[This week, Glossy News is pleased to introduce Tuxedo, a 23-pound spokescat who has requested to provide this op-ed piece, representing the views of household cats everywhere.]
Hey, owner. This is your cat. There appears to be a little confusion as to just exactly who’s in charge here. I know, I know. You pay the electric bill, pay the insurance (whatever that is), and you buy all the food. That does not make you king of my castle. I’m afraid I’m going to have to go over the ground rules one more time if I’m going to allow you to stay here.
I think we can both agree that I am pretty low maintenance. Heck, I sleep 20 hours a day, so the least you can do during the other four hours is drop what you’re doing and pay full attention to me – starting with my meals. I have to say a monotonous diet of Meow Mix day after day is not exactly my idea of haute cuisine. And what’s with the dry food pellets? Do I look like a rabbit? Please have your chef start preparing more interesting entrées for me. Might I suggest steak tartare or perhaps Lobster Newburg?
While we’re on the subject of dining preferences, need I remind you that the toilet is mine? Its primary function, we both know, is as the receptacle for my drinking water. I’m willing to let you share, but for God’s sake please make sure little Princess Sarah remembers to flush after she tinkles. It’s gross. You don’t see me taking a pee in her sippy cup, do you?
There also appears to be some confusion about sleeping quarters.
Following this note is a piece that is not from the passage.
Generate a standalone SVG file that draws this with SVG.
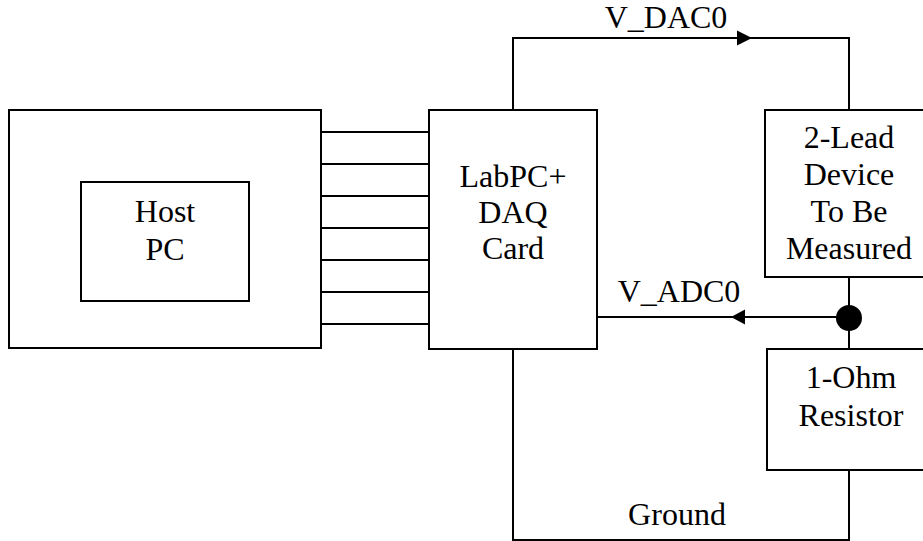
<svg xmlns="http://www.w3.org/2000/svg" width="923" height="541" viewBox="0 0 923 541">
<style>
.box{fill:none;stroke:#000;stroke-width:2}
.ln{fill:none;stroke:#000;stroke-width:2}
text{font-family:"Liberation Serif","Times New Roman",serif;font-size:32px;fill:#000;text-anchor:middle}
</style>
<rect width="923" height="541" fill="#fff"/>
<g id="host-pc">
<rect class="box" x="9" y="110" width="312" height="238"/>
<rect class="box" x="81" y="182" width="168" height="119"/>
<text x="165" y="222">Host</text>
<text x="165" y="260">PC</text>
</g>
<g id="daq-card">
<rect class="box" x="429" y="110" width="168" height="239"/>
<text x="513" y="187">LabPC+</text>
<text x="513" y="223">DAQ</text>
<text x="513" y="259">Card</text>
</g>
<g id="device">
<rect class="box" x="765" y="110" width="160" height="167"/>
<text x="849" y="148">2-Lead</text>
<text x="849" y="185">Device</text>
<text x="849" y="222">To Be</text>
<text x="849" y="259">Measured</text>
</g>
<g id="resistor">
<rect class="box" x="767" y="349" width="158" height="121"/>
<text x="851" y="388">1-Ohm</text>
<text x="851" y="426">Resistor</text>
</g>
<g id="connectors">
<path class="ln" d="M321 132H429M321 164H429M321 196H429M321 228H429M321 260H429M321 292H429M321 324H429"/>
<polyline class="ln" points="513,110 513,38 849,38 849,110"/>
<polygon points="752,38 737,30.5 737,45.5" fill="#000"/>
<line class="ln" x1="597" y1="317" x2="849" y2="317"/>
<polygon points="731,317 745,309.5 745,324.5" fill="#000"/>
<line class="ln" x1="849" y1="277" x2="849" y2="349"/>
<circle cx="849" cy="318" r="13" fill="#000"/>
<polyline class="ln" points="513,349 513,540 849,540 849,470"/>
<text x="666" y="28">V_DAC0</text>
<text x="679" y="302">V_ADC0</text>
<text x="677" y="525">Ground</text>
</g>
</svg>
The following locations belong to me: the living room couch, the family room recliner, every square inch of the master bed, any carpeted surface, and the dining room window ledge. In the spirit of compromise, I’m willing to let you share the window ledge – if you ask nicely and come bearing catnip.
Now a word about petting me. I am willing to let you pet me if you feel compelled to do so. I can put up with your scratching me under the chin and behind my ears, or even stroking my belly on occasion. But for the umpteenth time, please leave my paws alone. I’m still pissed at you for de-clawing me back in 2007.
Another thing that bugs me: What’s with the baby goo-goo voice whenever you want to pet me? Do you think it somehow makes your commentary more adorable? Here’s a 411. I’m a cat. I have no fricking clue what you’re saying. And frankly, even if I did, I wouldn’t care. I have more important things to do than to listen to you yammer on – like coughing up another fur ball.
By the way, not that I’m complaining, but would it kill you to give me a few cat treats now and then? After all, who do you think is responsible for killing all the spiders and bugs that sneak into the house? Well, it sure as hell ain’t Fido over there. He’s way too busy licking his genitals to worry about patrolling this place for insect infestation.
Speaking of Fido, thanks a lot for deciding that what this house really needed was a dog. Ever since you brought home that tail-wagging kiss-ass, I can barely get 16 hours of sleep anymore. What were you thinking? Was there not enough slobber on every surface? He’s driving me nuts, always trying to play with me or sniff my butt. And if he sees a bird, he goes apoplectic, barking at the top of his lungs like we’re all under attack. And don’t get me started about his bad breath. What are you feeding him anyway, decayed skunk intestines?
Why did you feel a need to buy a dog anyway? Were you desperately longing to go outside at 2:45 a.m. in 34 degrees just so your new best friend can pee? At least I have the decency to use a litter box. But I guess that’s not nearly as pleasant as picking up dog poop with a plastic bag. Yes, I can see now why you wanted a dog.
I admit that, as your cat, sometimes I tend to shed all over your clothes when I jump on your lap. But what do you expect? In the winter, I have a layer of fur as thick as a yak. It has to go somewhere when spring comes. Besides, I’ve looked at the shower drain. It appears I’m not the only member of this household who is shedding.
But back to my original point. I’m just asking you to be more considerate of my needs as the master of this house. I don’t appreciate having to wait to be fed until you feel like rolling out of bed each morning. And when you start reading a book, I consider that an open invitation for me to lie down on top of it. By now I would have hoped we’ve established that my comfort is more important than your finding out what happens next in your latest Dan Brown novel.
And one other pet peeve: Enough with turning off the laser pointer right as I try to swipe at it. It was not funny the first time. It’s not funny the 247th time.
All I’m asking is for you to adhere to the implied contract we agreed to when I first gave you permission to adopt me: Attend to my every need and whim and I will let you stay. Is that so complicated? And just to show you I have no hard feelings, I went out and brought you a special gift. I’m pretty sure it’s a dead mouse. But it might be a mole. Kind of hard to tell since I bit off its head. I found the perfect place for it: your pillow. No need to thank me.
Well, I must be going. Typing this message without the benefit of opposable thumbs has really tired me out. And I see just the comfy spot to lie down – on top of the sports section you’re about to read. Meow!